Here is a suggested session program aimed at building the understanding of staff about Collaboration.Duration: ~45 minutes
"If everyone is moving forward together, then success takes care of itself." Henry Ford
The aims of this session are to:
Above and Beyond Film (2011)
Collaborative learning Builds Deeper Understanding
Break the staff into small Jigsaw Groups of 4-5 team members. (Find out more about the Jigsaw process in part 5 of this session plan.)
Using a KWL Chart organiser to help get you started, pose this question:
What do we mean when WE use the term Collaboration?

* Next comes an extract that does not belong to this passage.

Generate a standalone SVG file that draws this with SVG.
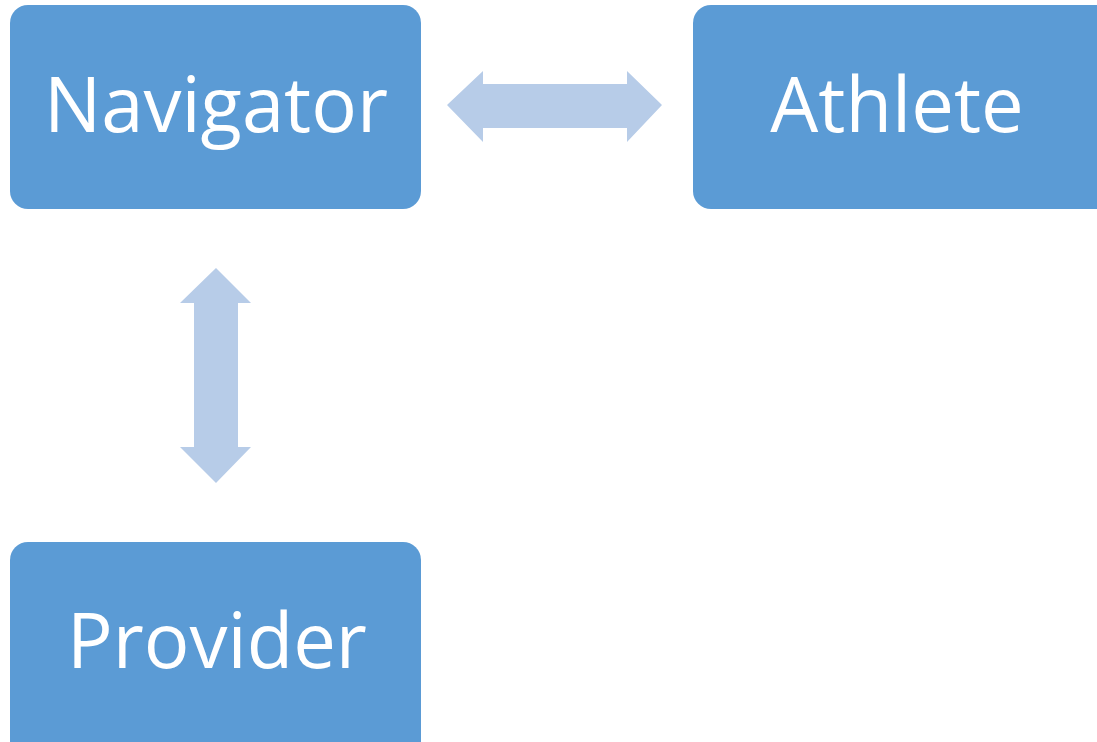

Use a collaborative tool (butcher's paper, sticky notes, Google Docs, a word cloud app etc.) to facilitate the brainstorming discussion and the KWL Chart to structure the responses.
Give the teams 4 minutes to come up with their brainstormed definition under the 'K' column (what we 'know' about collaboration).
Then give them 1 minute to brainstorm 'W' - what they 'want' to find out about Collaboration?
At the end of the 5 minutes, ask one person from each Jigsaw Group to report back with one description/definition and to provide a quick insight into how team members collaborated.
Allow 5 minutes for this feedback.
Record the definitions on a screen/whiteboard or shared document.
As each group representative reports, ask them not to repeat any definitions that have been already been given.
During the reporting back provide feedback to the groups on the collaboration processes that were taking place during this activity.
Provide each Jigsaw Group with a copy of (or link to):
Ask each Jigsaw Group to read the information and then review the definitions/ideas they came up with under the 'K' column.
Ask them to record their responses in the 'L' column - documenting what they have now 'learned'. (This can also be added to after the next activity.)
Encourage participants to reflect on how their original definition has changed and why.
Again, ask them to think about how they are collaborating as part of the team, and how this might relate to the definitions they are reviewing.
Post each document around the room – or project the shared document on the wall. Give staff time to see what others have written.
Wrap up this part of the session by reflecting on how team members appeared to collaborate and how the definition grew and became richer and thus more beneficial to their own teaching and learning context as a direct result of collaboration.
Pose the following question:
How can we make this sort of deep collaboration a reality in our classrooms?Ask them to think about this during the next activity.
As described earlier, each one of the groups is a Jigsaw Group.
Jigsaw is a grouping strategy in which participants are organised into 'jigsaw' groups. The members are then reorganised into 'expert' groups containing one member from each jigsaw group. The members of the expert group work together to find out about and learn the material and then return to their 'jigsaw' groups to share this learning. In this way, the work of the expert groups is quickly disseminated with each person taking responsibility for sharing a piece of the puzzle.
It is now time to get each team member to leave the Jigsaw Group and join a table of 'Experts'.
Each Expert Group will be exploring a particular element of Collaboration.
With the posed question in mind -How can we make this sort of deep collaboration a reality in our classrooms?
- they find out about the particular area and, at the end of the allocated time, return to their Jigsaw Group as the Experts. This is when they share their new knowledge with the original, Jigsaw Group.
There will be 5 suggested expert groups (of course, the number of expert groups will change, dependent on the size of your staff). Simply reorganise and customise this to your own context.
Give the expert groups 7-8 minutes to complete their investigations.
At the end of that time, ask each expert to return to their original Jigsaw Group and report back on their findings.
Give each group participant 1-2 minutes to report back. This will help you to manage the time, but also requires participants to communicate the most salient and interesting information.
Expert Group 1: Unpack: 21CLD
Expert Group 2: Mind Maps
Expert Group 3: Travel Bugs
Expert Group 4: Ideas for the classroom: Collaborative documents
Expert Group 5: Global collaboration across the curriculum toolkit
Encourage each Jigsaw Group to add to the 'L' column, recording what they now know about Collaboration that they didn't know before.
This PL session has highlighted the resources available to help you build an understanding of what Collaboration means in the context of the 6 Cs but has also used collaboration facilitation techniques to do so.
It may be worthwhile summing up on what you now know about Collaboration and also feeding back to the group on how well they collaborated with each other throughout the session.
Finish with one leading question for staff to think about:
Following today's PL session, what are YOU going to do Monday, to increase meaningful collaboration in your class?